**PROBLEM STATEMENT:** Copy everything in the data below exactly except the pictures.

☆ ☆ ☆ ☆ ☆ ☆ ☆

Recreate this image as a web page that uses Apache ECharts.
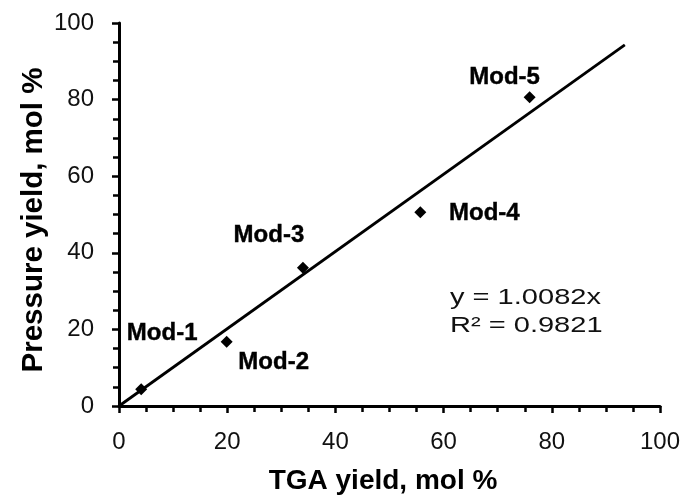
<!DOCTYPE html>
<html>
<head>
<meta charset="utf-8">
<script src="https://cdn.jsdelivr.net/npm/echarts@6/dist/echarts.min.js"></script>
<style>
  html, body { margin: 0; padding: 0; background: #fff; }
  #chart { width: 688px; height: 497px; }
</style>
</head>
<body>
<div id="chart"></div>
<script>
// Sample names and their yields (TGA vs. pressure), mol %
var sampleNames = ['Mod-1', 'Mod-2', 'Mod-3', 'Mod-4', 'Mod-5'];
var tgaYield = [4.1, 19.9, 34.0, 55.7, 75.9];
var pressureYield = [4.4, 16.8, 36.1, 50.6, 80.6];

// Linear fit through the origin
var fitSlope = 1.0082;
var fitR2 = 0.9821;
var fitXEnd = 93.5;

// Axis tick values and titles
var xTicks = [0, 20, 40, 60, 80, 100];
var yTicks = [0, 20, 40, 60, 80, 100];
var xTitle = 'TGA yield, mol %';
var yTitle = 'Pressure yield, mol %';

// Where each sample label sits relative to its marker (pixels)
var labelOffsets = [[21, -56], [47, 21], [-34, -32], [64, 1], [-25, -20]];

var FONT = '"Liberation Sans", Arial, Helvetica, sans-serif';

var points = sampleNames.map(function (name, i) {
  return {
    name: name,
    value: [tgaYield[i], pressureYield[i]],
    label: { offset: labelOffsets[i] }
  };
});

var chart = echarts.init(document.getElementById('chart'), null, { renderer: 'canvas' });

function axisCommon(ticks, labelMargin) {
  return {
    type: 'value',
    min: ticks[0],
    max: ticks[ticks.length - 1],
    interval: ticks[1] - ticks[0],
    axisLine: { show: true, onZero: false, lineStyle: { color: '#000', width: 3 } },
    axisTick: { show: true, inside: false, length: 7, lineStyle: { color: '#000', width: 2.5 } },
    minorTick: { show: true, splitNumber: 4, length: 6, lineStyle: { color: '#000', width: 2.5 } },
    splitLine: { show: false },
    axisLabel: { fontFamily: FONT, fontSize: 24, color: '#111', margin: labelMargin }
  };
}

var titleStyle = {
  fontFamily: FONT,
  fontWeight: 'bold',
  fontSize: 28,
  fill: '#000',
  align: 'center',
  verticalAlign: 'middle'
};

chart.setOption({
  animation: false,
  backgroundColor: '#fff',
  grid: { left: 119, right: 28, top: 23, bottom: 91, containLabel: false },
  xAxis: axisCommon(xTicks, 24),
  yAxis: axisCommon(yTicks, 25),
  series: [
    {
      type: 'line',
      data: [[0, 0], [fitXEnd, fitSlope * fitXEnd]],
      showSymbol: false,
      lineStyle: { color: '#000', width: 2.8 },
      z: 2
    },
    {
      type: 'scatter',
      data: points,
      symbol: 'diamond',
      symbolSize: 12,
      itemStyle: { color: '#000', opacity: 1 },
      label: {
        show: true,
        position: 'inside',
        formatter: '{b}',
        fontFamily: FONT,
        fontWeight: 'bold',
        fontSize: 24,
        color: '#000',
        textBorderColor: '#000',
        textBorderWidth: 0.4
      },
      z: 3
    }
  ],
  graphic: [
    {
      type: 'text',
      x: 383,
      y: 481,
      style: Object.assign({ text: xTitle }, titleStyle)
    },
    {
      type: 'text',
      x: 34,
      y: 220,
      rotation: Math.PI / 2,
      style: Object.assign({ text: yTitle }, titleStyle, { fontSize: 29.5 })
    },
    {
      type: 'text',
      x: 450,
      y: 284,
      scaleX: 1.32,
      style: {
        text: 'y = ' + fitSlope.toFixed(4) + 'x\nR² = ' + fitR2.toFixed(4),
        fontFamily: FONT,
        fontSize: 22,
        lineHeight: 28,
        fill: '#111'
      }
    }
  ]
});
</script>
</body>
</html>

☆ ☆ ☆ ☆ ☆ ☆ ☆

**TASK ANSWER:**
Recreate this image as a web page that uses Apache ECharts.
<!DOCTYPE html>
<html>
<head>
<meta charset="utf-8">
<script src="https://cdn.jsdelivr.net/npm/echarts@6/dist/echarts.min.js"></script>
<style>
  html, body { margin: 0; padding: 0; background: #fff; }
  #chart { width: 688px; height: 497px; }
</style>
</head>
<body>
<div id="chart"></div>
<script>
// Sample names and their yields (TGA vs. pressure), mol %
var sampleNames = ['Mod-1', 'Mod-2', 'Mod-3', 'Mod-4', 'Mod-5'];
var tgaYield = [4.1, 19.9, 34.0, 55.7, 75.9];
var pressureYield = [4.4, 16.8, 36.1, 50.6, 80.6];

// Linear fit through the origin
var fitSlope = 1.0082;
var fitR2 = 0.9821;
var fitXEnd = 93.5;

// Axis tick values and titles
var xTicks = [0, 20, 40, 60, 80, 100];
var yTicks = [0, 20, 40, 60, 80, 100];
var xTitle = 'TGA yield, mol %';
var yTitle = 'Pressure yield, mol %';

// Where each sample label sits relative to its marker (pixels)
var labelOffsets = [[21, -56], [47, 21], [-34, -32], [64, 1], [-25, -20]];

var FONT = '"Liberation Sans", Arial, Helvetica, sans-serif';

var points = sampleNames.map(function (name, i) {
  return {
    name: name,
    value: [tgaYield[i], pressureYield[i]],
    label: { offset: labelOffsets[i] }
  };
});

var chart = echarts.init(document.getElementById('chart'), null, { renderer: 'canvas' });

function axisCommon(ticks, labelMargin) {
  return {
    type: 'value',
    min: ticks[0],
    max: ticks[ticks.length - 1],
    interval: ticks[1] - ticks[0],
    axisLine: { show: true, onZero: false, lineStyle: { color: '#000', width: 3 } },
    axisTick: { show: true, inside: false, length: 7, lineStyle: { color: '#000', width: 2.5 } },
    minorTick: { show: true, splitNumber: 4, length: 6, lineStyle: { color: '#000', width: 2.5 } },
    splitLine: { show: false },
    axisLabel: { fontFamily: FONT, fontSize: 24, color: '#111', margin: labelMargin }
  };
}

var titleStyle = {
  fontFamily: FONT,
  fontWeight: 'bold',
  fontSize: 28,
  fill: '#000',
  align: 'center',
  verticalAlign: 'middle'
};

chart.setOption({
  animation: false,
  backgroundColor: '#fff',
  grid: { left: 119, right: 28, top: 23, bottom: 91, containLabel: false },
  xAxis: axisCommon(xTicks, 24),
  yAxis: axisCommon(yTicks, 25),
  series: [
    {
      type: 'line',
      data: [[0, 0], [fitXEnd, fitSlope * fitXEnd]],
      showSymbol: false,
      lineStyle: { color: '#000', width: 2.8 },
      z: 2
    },
    {
      type: 'scatter',
      data: points,
      symbol: 'diamond',
      symbolSize: 12,
      itemStyle: { color: '#000', opacity: 1 },
      label: {
        show: true,
        position: 'inside',
        formatter: '{b}',
        fontFamily: FONT,
        fontWeight: 'bold',
        fontSize: 24,
        color: '#000',
        textBorderColor: '#000',
        textBorderWidth: 0.4
      },
      z: 3
    }
  ],
  graphic: [
    {
      type: 'text',
      x: 383,
      y: 481,
      style: Object.assign({ text: xTitle }, titleStyle)
    },
    {
      type: 'text',
      x: 34,
      y: 220,
      rotation: Math.PI / 2,
      style: Object.assign({ text: yTitle }, titleStyle, { fontSize: 29.5 })
    },
    {
      type: 'text',
      x: 450,
      y: 284,
      scaleX: 1.32,
      style: {
        text: 'y = ' + fitSlope.toFixed(4) + 'x\nR² = ' + fitR2.toFixed(4),
        fontFamily: FONT,
        fontSize: 22,
        lineHeight: 28,
        fill: '#111'
      }
    }
  ]
});
</script>
</body>
</html>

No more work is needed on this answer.